**Directive**
Starting with the first line of the listing, quote each line exactly until and including the one with "const absStep = 50;", leaving pictures out.
-- BEGIN --
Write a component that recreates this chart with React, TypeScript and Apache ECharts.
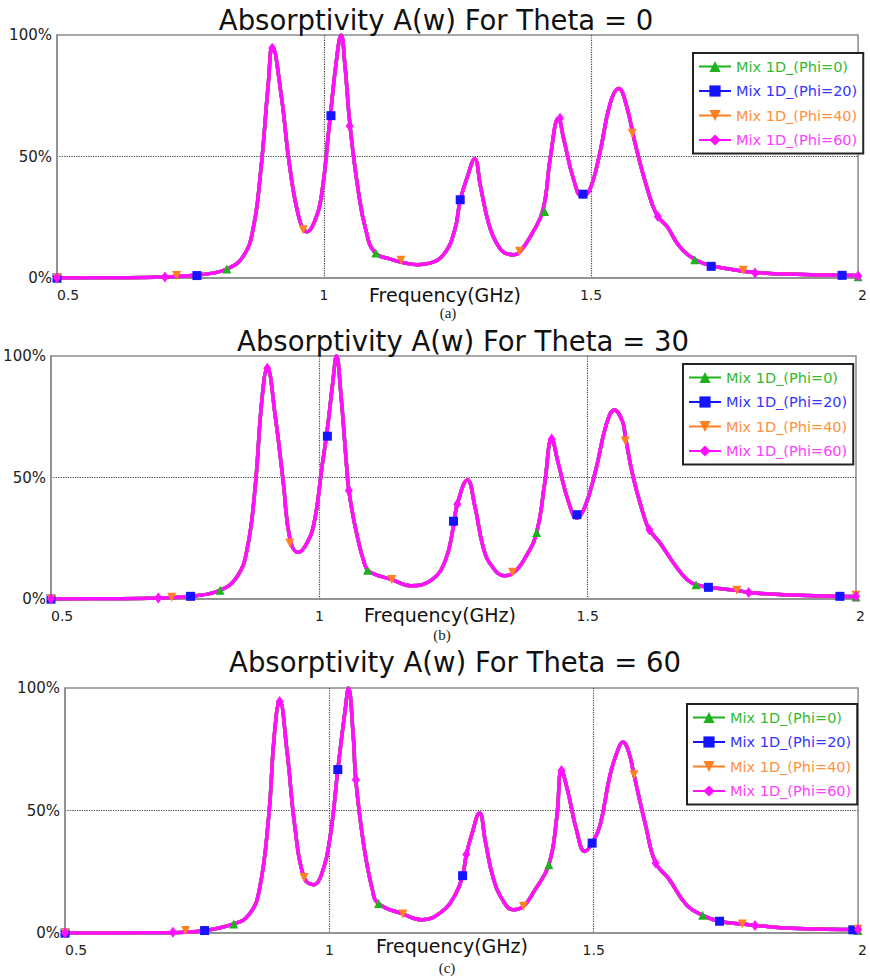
import React, { useEffect, useRef } from "react";
import * as echarts from "echarts";

// ---------- texts ----------
const seriesNames = ["Mix 1D_(Phi=0)", "Mix 1D_(Phi=20)", "Mix 1D_(Phi=40)", "Mix 1D_(Phi=60)"];
const panelTitles = [
  "Absorptivity A(w) For Theta = 0",
  "Absorptivity A(w) For Theta = 30",
  "Absorptivity A(w) For Theta = 60",
];
const panelCaptions = ["(a)", "(b)", "(c)"];
const xAxisTitle = "Frequency(GHz)";

// ---------- axes ----------
const freqMin = 0.5;
const freqMax = 2.0;
const freqStep = 0.5;
const absMin = 0;
const absMax = 100;
const absStep = 50;

// ---------- curves (frequency GHz, absorptivity %) ----------
const curveTheta0: [number, number][] = [
  [0.5, 0], [0.6, 0.1], [0.7, 0.4], [0.77, 1.4], [0.818, 3.7], [0.849, 9], [0.867, 20], [0.881, 43],
  [0.896, 81], [0.903, 95.5], [0.92, 75], [0.935, 47], [0.954, 24], [0.968, 19], [0.981, 22.6],
  [0.995, 33.6], [1.009, 61], [1.024, 91], [1.032, 100], [1.039, 88], [1.049, 62], [1.064, 36],
  [1.078, 20], [1.095, 10.5], [1.124, 7.8], [1.156, 6], [1.175, 5.5], [1.196, 6], [1.225, 10],
  [1.245, 20], [1.255, 32], [1.269, 42], [1.282, 49], [1.293, 37.7], [1.308, 22.6], [1.323, 14.4],
  [1.342, 10], [1.356, 9.6], [1.366, 10.5], [1.39, 18.5], [1.41, 28], [1.424, 50], [1.439, 65.7],
  [1.449, 57], [1.468, 40], [1.483, 33.6], [1.497, 36], [1.516, 51], [1.536, 72], [1.552, 78],
  [1.565, 72], [1.584, 54], [1.604, 37.7], [1.623, 26], [1.643, 21], [1.662, 14], [1.681, 9.6],
  [1.71, 6], [1.759, 3.7], [1.807, 2.3], [1.885, 1.5], [2.0, 1.0],
];
const curveTheta30: [number, number][] = [
  [0.5, 0], [0.6, 0.1], [0.7, 0.4], [0.76, 1.1], [0.815, 3.6], [0.847, 9.3], [0.865, 20], [0.88, 45],
  [0.893, 82], [0.903, 95], [0.918, 75], [0.933, 47.7], [0.945, 25], [0.96, 19.2], [0.975, 22.3],
  [0.99, 31], [1.005, 54.5], [1.015, 70], [1.025, 89], [1.032, 100], [1.04, 84.7], [1.05, 57],
  [1.055, 44.7], [1.068, 28.5], [1.085, 14], [1.095, 11], [1.135, 8], [1.17, 5.5], [1.21, 8],
  [1.235, 16], [1.25, 30], [1.257, 39], [1.276, 49], [1.29, 38], [1.305, 21.6], [1.32, 14],
  [1.345, 9.6], [1.36, 10.5], [1.385, 17.5], [1.405, 27.4], [1.42, 47.7], [1.433, 65.8], [1.445, 56],
  [1.465, 39.5], [1.48, 33.3], [1.495, 38], [1.515, 53], [1.535, 72], [1.55, 77.8], [1.565, 73],
  [1.57, 67], [1.585, 50], [1.605, 34], [1.615, 28.5], [1.635, 23], [1.66, 14.8], [1.685, 8],
  [1.702, 5.9], [1.725, 4.8], [1.778, 3.6], [1.8, 2.7], [1.88, 1.6], [1.97, 1.1], [2.0, 1.0],
];
const curveTheta60: [number, number][] = [
  [0.5, 0], [0.6, 0.05], [0.7, 0.1], [0.764, 1], [0.819, 3.7], [0.848, 7.5], [0.867, 17], [0.885, 47],
  [0.896, 81], [0.906, 94.8], [0.92, 74], [0.935, 43], [0.952, 22.7], [0.97, 19.7], [0.985, 23.8],
  [1.002, 40], [1.016, 66.7], [1.031, 93], [1.036, 100], [1.045, 81], [1.05, 62.6], [1.064, 37.4],
  [1.081, 18], [1.093, 12], [1.139, 7.8], [1.175, 5.4], [1.213, 8.8], [1.238, 15.6], [1.252, 23.4],
  [1.259, 32], [1.269, 40], [1.284, 49], [1.295, 37.4], [1.31, 22.4], [1.329, 13], [1.348, 9.5],
  [1.367, 10.9], [1.387, 17], [1.415, 27.9], [1.43, 47], [1.439, 66.3], [1.451, 57.8], [1.468, 41.5],
  [1.483, 33.3], [1.497, 36.7], [1.512, 44], [1.531, 64.6], [1.547, 75.5], [1.555, 78], [1.566, 74],
  [1.576, 64.6], [1.598, 44], [1.617, 28.6], [1.641, 22.4], [1.675, 11.6], [1.706, 7.2], [1.738, 4.8],
  [1.781, 3.7], [1.805, 3.1], [1.887, 1.8], [2.0, 1.4],
];

// ---------- marker points of each series ----------
const markersTheta0Phi0: [number, number][] = [[0.5, 0], [0.818, 3.7], [1.097, 10.3], [1.413, 27.4], [1.694, 7.5], [2.0, 0.5]];
const markersTheta0Phi20: [number, number][] = [[0.5, 0], [0.762, 1.0], [1.013, 66.8], [1.255, 32.2], [1.485, 34.5], [1.725, 4.8], [1.97, 1.1]];
const markersTheta0Phi40: [number, number][] = [[0.5, 0], [0.724, 1.0], [0.961, 19.9], [1.144, 7.3], [1.366, 11], [1.577, 59.6], [1.785, 3.2]];
const markersTheta0Phi60: [number, number][] = [[0.5, 0], [0.702, 0.4], [0.903, 94.5], [1.048, 62.6], [1.442, 65.7], [1.625, 25.3], [1.807, 2.1], [2.0, 0.8]];

const markersTheta30Phi0: [number, number][] = [[0.5, 0], [0.815, 3.6], [1.09, 11.8], [1.405, 27.4], [1.702, 5.9], [2.0, 0.8]];
const markersTheta30Phi20: [number, number][] = [[0.5, 0], [0.76, 1.1], [1.015, 67], [1.25, 32], [1.48, 34.7], [1.725, 4.8], [1.97, 1.1]];
const markersTheta30Phi40: [number, number][] = [[0.5, 0], [0.725, 0.7], [0.945, 23], [1.135, 8], [1.36, 11], [1.57, 65], [1.778, 3.6], [2.0, 1.5]];
const markersTheta30Phi60: [number, number][] = [[0.5, 0], [0.7, 0.4], [0.903, 95], [1.055, 44.7], [1.257, 39], [1.433, 65.8], [1.615, 28.5], [1.8, 2.7], [2.0, 1.0]];

const markersTheta60Phi0: [number, number][] = [[0.5, 0], [0.819, 3.7], [1.093, 12], [1.415, 27.9], [1.706, 7.2], [2.0, 1.0]];
const markersTheta60Phi20: [number, number][] = [[0.5, 0], [0.764, 1], [1.016, 66.7], [1.252, 23.4], [1.497, 36.7], [1.738, 4.8], [1.99, 1.3]];
const markersTheta60Phi40: [number, number][] = [[0.5, 0], [0.728, 1.0], [0.952, 22.7], [1.139, 7.8], [1.367, 10.9], [1.576, 64.6], [1.781, 3.7], [2.0, 1.5]];
const markersTheta60Phi60: [number, number][] = [[0.5, 0], [0.704, 0.3], [0.906, 94.5], [1.05, 62.6], [1.259, 32], [1.439, 66.3], [1.617, 28.6], [1.805, 3.1], [2.0, 1.4]];

const panelCurves = [curveTheta0, curveTheta30, curveTheta60];
const panelMarkers = [
  [markersTheta0Phi0, markersTheta0Phi20, markersTheta0Phi40, markersTheta0Phi60],
  [markersTheta30Phi0, markersTheta30Phi20, markersTheta30Phi40, markersTheta30Phi60],
  [markersTheta60Phi0, markersTheta60Phi20, markersTheta60Phi40, markersTheta60Phi60],
];

// ---------- styling ----------
const lineColors = ["#1fb21f", "#1414ff", "#ff8020", "#ff10ff"];
const textColors = ["#33bb33", "#3535ff", "#ff9040", "#ff40ff"];
const symbols = ["triangle", "rect", "triangle", "diamond"];
const symbolRotates = [0, 0, 180, 0];
const symbolSizes: any[] = [9, 9, 9, [8, 11]];

const layout = [
  { left: 57, top: 35, width: 805, height: 243, legendLeft: 693, legendTop: 53, titleX: 436, titleY: 20, capX: 445, capY: 295, subX: 448, subY: 313 },
  { left: 51, top: 356, width: 805, height: 243, legendLeft: 683, legendTop: 364, titleX: 463, titleY: 341, capX: 440, capY: 615, subX: 442, subY: 635 },
  { left: 65, top: 688, width: 805, height: 245, legendLeft: 687, legendTop: 704, titleX: 455, titleY: 662, capX: 452, capY: 946, subX: 447, subY: 968 },
];

const FONT = "DejaVu Sans";

export default function App() {
  const ref = useRef<HTMLDivElement>(null);
  useEffect(() => {
    if (!ref.current) return;
    const chart = echarts.init(ref.current, undefined, { renderer: "svg" });

    const grid = layout.map((l) => ({
      left: l.left, top: l.top, width: l.width, height: l.height,
      show: true, borderColor: "#8c8c8c", borderWidth: 1.5, backgroundColor: "transparent",
    }));

    const xAxis = layout.map((_, i) => ({
      type: "value", gridIndex: i, min: freqMin, max: freqMax, interval: freqStep,
      axisLine: { show: true, lineStyle: { color: "#8c8c8c", width: 1.5 } },
      axisTick: { show: false },
      axisLabel: { color: "#222", fontSize: 14, fontFamily: FONT, margin: 10, alignMinLabel: "left", alignMaxLabel: "left" },
      splitLine: { show: true, showMinLine: false, showMaxLine: false, lineStyle: { type: "dotted", color: "#444", width: 1.2 } },
    }));

    const yAxis = layout.map((_, i) => ({
      type: "value", gridIndex: i, min: absMin, max: absMax, interval: absStep,
      axisLine: { show: true, lineStyle: { color: "#8c8c8c", width: 1.5 } },
      axisTick: { show: false },
      axisLabel: { color: "#222", fontSize: 15, fontFamily: FONT, margin: 5, formatter: "{value}%" },
      splitLine: { show: true, showMinLine: false, showMaxLine: false, lineStyle: { type: "dotted", color: "#444", width: 1.2 } },
    }));

    const series: any[] = [];
    layout.forEach((_, p) => {
      seriesNames.forEach((name, s) => {
        series.push({
          type: "line", name, xAxisIndex: p, yAxisIndex: p,
          data: panelCurves[p],
          showSymbol: false, symbol: symbols[s], symbolSize: symbolSizes[s], symbolRotate: symbolRotates[s],
          smooth: 0.45, silent: true,
          lineStyle: { color: lineColors[s], width: 3.5 },
          itemStyle: { color: lineColors[s] },
          z: 2 + s * 0.1,
          markPoint: {
            silent: true, symbol: symbols[s], symbolSize: symbolSizes[s], symbolRotate: symbolRotates[s],
            label: { show: false }, itemStyle: { color: lineColors[s] },
            data: panelMarkers[p][s].map((c) => ({ coord: c })),
          },
        });
      });
    });

    const legend = layout.map((l) => ({
      left: l.legendLeft, top: l.legendTop, orient: "vertical",
      itemWidth: 32, itemHeight: 14, itemGap: 9.5, padding: [6, 6, 6, 5],
      backgroundColor: "#fff", borderColor: "#222", borderWidth: 2,
      selectedMode: false,
      textStyle: { fontSize: 14.5, fontFamily: FONT, lineHeight: 14 },
      data: seriesNames.map((n, k) => ({ name: n, textStyle: { color: textColors[k] } })),
    }));

    const graphic: any[] = [];
    layout.forEach((l, i) => {
      graphic.push({ type: "text", x: l.titleX, y: l.titleY, silent: true,
        style: { text: panelTitles[i], fontSize: 27.5, fontFamily: FONT, fill: "#111", align: "center", verticalAlign: "middle" } });
      graphic.push({ type: "text", x: l.capX, y: l.capY, silent: true,
        style: { text: xAxisTitle, fontSize: 19, fontFamily: FONT, fill: "#111", align: "center", verticalAlign: "middle" } });
      graphic.push({ type: "text", x: l.subX, y: l.subY, silent: true,
        style: { text: panelCaptions[i], fontSize: 15, fontFamily: "Liberation Serif", fill: "#222", align: "center", verticalAlign: "middle" } });
    });

    chart.setOption({
      animation: false,
      backgroundColor: "#fff",
      grid, xAxis, yAxis, series, legend, graphic,
    });
    return () => chart.dispose();
  }, []);

  return <div ref={ref} style={{ position: "fixed", left: 0, top: 0, width: 870, height: 979 }} />;
}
-- END --
**Worked solution**
Write a component that recreates this chart with React, TypeScript and Apache ECharts.
import React, { useEffect, useRef } from "react";
import * as echarts from "echarts";

// ---------- texts ----------
const seriesNames = ["Mix 1D_(Phi=0)", "Mix 1D_(Phi=20)", "Mix 1D_(Phi=40)", "Mix 1D_(Phi=60)"];
const panelTitles = [
  "Absorptivity A(w) For Theta = 0",
  "Absorptivity A(w) For Theta = 30",
  "Absorptivity A(w) For Theta = 60",
];
const panelCaptions = ["(a)", "(b)", "(c)"];
const xAxisTitle = "Frequency(GHz)";

// ---------- axes ----------
const freqMin = 0.5;
const freqMax = 2.0;
const freqStep = 0.5;
const absMin = 0;
const absMax = 100;
const absStep = 50;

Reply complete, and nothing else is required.